Australian property could rally as the coronavirus forces interest rates lower

Of course, stocks aren’t the only game in town, with asset manager Nikko forecasting a boost to property prices.

“Expect to see new highs for property in the coming months as the RBA adds more support via lower rates. This should eventually help improve housing sensitive sectors” Chris Rands, Nikko AM portfolio manager said.

However, those same cuts may do more harm than good, as low interest encourages more money to enter the stock market as investors chase higher returns.

“The equity market decline looks like it altered the RBA’s outlook, causing them to reassess just how disruptive this virus will be. It’s unfortunate they reacted to the equity market in the way they did, as it does seem to encourage excessive risk-taking,” Rands said.

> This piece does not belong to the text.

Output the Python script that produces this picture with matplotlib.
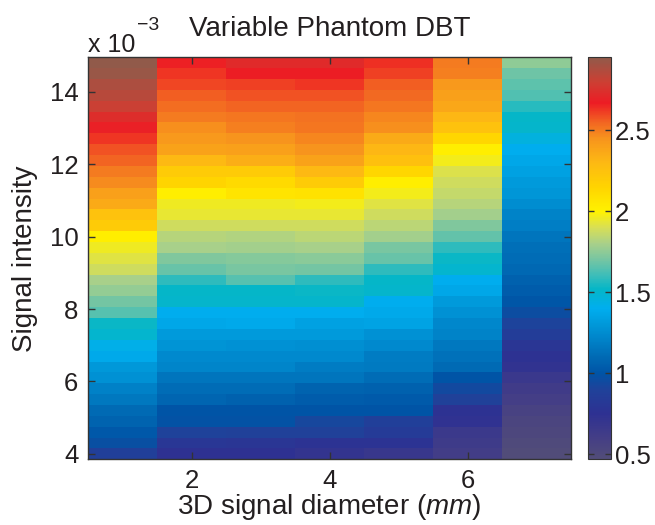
import numpy as np
import matplotlib
matplotlib.use("Agg")
import matplotlib.pyplot as plt
from matplotlib.colors import LinearSegmentedColormap
from matplotlib.ticker import FuncFormatter

plt.rcParams['font.family'] = ['Liberation Sans', 'DejaVu Sans']
plt.rcParams['mathtext.fontset'] = 'custom'
plt.rcParams['mathtext.rm'] = 'Liberation Sans'
plt.rcParams['mathtext.it'] = 'Liberation Sans:italic'

# ---------------- data ----------------
diameters = [1, 2, 3, 4, 5, 6, 7]  # mm
intensity_e3 = [4.0, 4.3, 4.6, 4.9, 5.2, 5.5, 5.8, 6.1, 6.4, 6.7, 7.0, 7.3, 7.6,
                7.9, 8.2, 8.5, 8.8, 9.1, 9.4, 9.7, 10.0, 10.3, 10.6, 10.9, 11.2,
                11.5, 11.8, 12.1, 12.4, 12.7, 13.0, 13.3, 13.6, 13.9, 14.2, 14.5, 14.8]

# values per diameter column, listed from top (14.8e-3) to bottom (4.0e-3)
d1 = [2.95, 2.93, 2.88, 2.85, 2.80, 2.73, 2.68, 2.63, 2.58, 2.55, 2.50, 2.47, 2.40,
      2.36, 2.25, 2.20, 2.02, 1.96, 1.92, 1.88, 1.80, 1.76, 1.70, 1.65, 1.53, 1.50,
      1.42, 1.38, 1.30, 1.27, 1.20, 1.16, 1.10, 1.07, 1.02, 0.97, 0.88]
d2 = [2.66, 2.63, 2.60, 2.56, 2.53, 2.50, 2.46, 2.43, 2.39, 2.30, 2.20, 2.15, 2.02,
      1.96, 1.94, 1.88, 1.83, 1.80, 1.72, 1.68, 1.58, 1.52, 1.51, 1.40, 1.37, 1.31,
      1.28, 1.24, 1.22, 1.15, 1.11, 1.08, 1.00, 0.99, 0.90, 0.80, 0.75]
d3 = [2.72, 2.67, 2.61, 2.58, 2.55, 2.51, 2.49, 2.45, 2.40, 2.34, 2.20, 2.12, 2.07,
      1.96, 1.94, 1.88, 1.82, 1.79, 1.73, 1.71, 1.65, 1.52, 1.51, 1.40, 1.38, 1.31,
      1.27, 1.24, 1.22, 1.15, 1.11, 1.06, 1.00, 0.99, 0.89, 0.79, 0.75]
d4 = [2.72, 2.67, 2.63, 2.58, 2.55, 2.52, 2.51, 2.48, 2.45, 2.39, 2.30, 2.20, 2.08,
      1.97, 1.94, 1.88, 1.84, 1.80, 1.74, 1.70, 1.58, 1.53, 1.51, 1.40, 1.34, 1.31,
      1.26, 1.24, 1.18, 1.15, 1.07, 1.04, 1.00, 0.93, 0.89, 0.77, 0.72]
d5 = [2.64, 2.61, 2.56, 2.54, 2.51, 2.48, 2.46, 2.36, 2.31, 2.26, 2.14, 2.02, 1.97,
      1.92, 1.88, 1.84, 1.79, 1.71, 1.68, 1.58, 1.52, 1.51, 1.40, 1.38, 1.35, 1.27,
      1.24, 1.18, 1.17, 1.11, 1.06, 1.03, 1.00, 0.88, 0.84, 0.77, 0.68]
d6 = [2.50, 2.49, 2.43, 2.40, 2.37, 2.31, 2.25, 2.14, 2.02, 1.97, 1.91, 1.88, 1.86,
      1.83, 1.79, 1.72, 1.67, 1.58, 1.53, 1.50, 1.40, 1.37, 1.31, 1.27, 1.23, 1.21,
      1.16, 1.13, 1.10, 1.00, 0.94, 0.89, 0.76, 0.74, 0.66, 0.64, 0.62]
d7 = [1.75, 1.69, 1.66, 1.64, 1.57, 1.52, 1.51, 1.45, 1.40, 1.37, 1.34, 1.31, 1.29,
      1.25, 1.21, 1.19, 1.15, 1.12, 1.11, 1.09, 1.06, 1.04, 1.01, 0.96, 0.91, 0.86,
      0.79, 0.76, 0.73, 0.67, 0.63, 0.60, 0.57, 0.54, 0.52, 0.50, 0.48]

yticks_e3 = [4, 6, 8, 10, 12, 14]
xticks = [2, 4, 6]
cbar_ticks = [0.5, 1, 1.5, 2, 2.5]
vmin, vmax = 0.47, 2.95

# ---------------- colormap ----------------
anchors = [(0.47, '#524d78'), (0.60, '#443e86'), (0.75, '#2e3192'), (0.90, '#1f429a'),
           (1.00, '#0054a6'), (1.10, '#006ab4'), (1.20, '#0081c7'), (1.30, '#0098d9'),
           (1.40, '#00aeef'), (1.52, '#05b6c7'), (1.60, '#3abdba'), (1.70, '#75c5a3'),
           (1.80, '#a8d08a'), (1.90, '#d8df55'), (2.00, '#fff200'), (2.15, '#ffd400'),
           (2.30, '#fdb913'), (2.45, '#f7941d'), (2.55, '#f26522'), (2.67, '#ed1c24'),
           (2.80, '#cc3f33'), (2.95, '#915a4a')]
cmap = LinearSegmentedColormap.from_list(
    'custom', [((v - vmin) / (vmax - vmin), c) for v, c in anchors], N=512)

# ---------------- figure ----------------
W, H = 655, 525
fig = plt.figure(figsize=(W / 100, H / 100), dpi=100)
ax = fig.add_axes([88 / W, 1 - 459.3 / H, 483 / W, 402 / H])
cax = fig.add_axes([588 / W, 1 - 459.3 / H, 23 / W, 402 / H])

Z = np.array([d1, d2, d3, d4, d5, d6, d7]).T[::-1]  # rows bottom->top
y = np.array(intensity_e3) * 1e-3
mesh = ax.pcolormesh(diameters, y, Z, cmap=cmap, vmin=vmin, vmax=vmax,
                     shading='nearest')

ax.set_xlim(0.5, 7.5)
ax.set_ylim(3.85e-3, 14.95e-3)
ax.set_xticks(xticks)
ax.set_yticks(np.array(yticks_e3) * 1e-3)
ax.yaxis.set_major_formatter(FuncFormatter(lambda v, p: f"{v * 1e3:.0f}"))

tc = '#231f20'
for a in (ax, cax):
    for s in a.spines.values():
        s.set_color('#333333')
        s.set_linewidth(1.0)
ax.tick_params(direction='in', length=5, width=1, colors='#333333',
               labelcolor=tc, labelsize=18.5, top=True, right=True, pad=7)

cb = fig.colorbar(mesh, cax=cax, ticks=cbar_ticks)
cb.outline.set_edgecolor('#333333')
cb.ax.set_yticklabels(['0.5', '1', '1.5', '2', '2.5'])
cax.tick_params(direction='in', length=4, width=1, colors='#333333',
                labelcolor=tc, labelsize=18.5, left=True, right=True, pad=3)

ax.set_title('Variable Phantom DBT', fontsize=20, color=tc, pad=15)
ax.set_xlabel(r'3D signal diameter ($\mathit{mm}$)', fontsize=20, color=tc, labelpad=-1)
ax.set_ylabel('Signal intensity', fontsize=20, color=tc, labelpad=8)
fig.text(88 / W, 1 - 52 / H, 'x 10', fontsize=18, color=tc,
         ha='left', va='baseline')
fig.text(137 / W, 1 - 30 / H, '\u22123', fontsize=14, color=tc,
         ha='left', va='baseline')

fig.savefig('out.png', dpi=100)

“The takeaway for us is that as long as the above headline risk of further coronavirus spread remains (it took two months to play out in China), then the equity market is probably going to be jittery and this will keep the RBA live for further rate cuts and potentially QE.”

If the coronavirus anxieties are overblown, however, Rands too expects a second-half rally.

“If the virus doesn’t turn out to be as bad as feared, it could setup a very strong second half of this year as we are going to see coordinated central bank easing with fiscal policy to come”.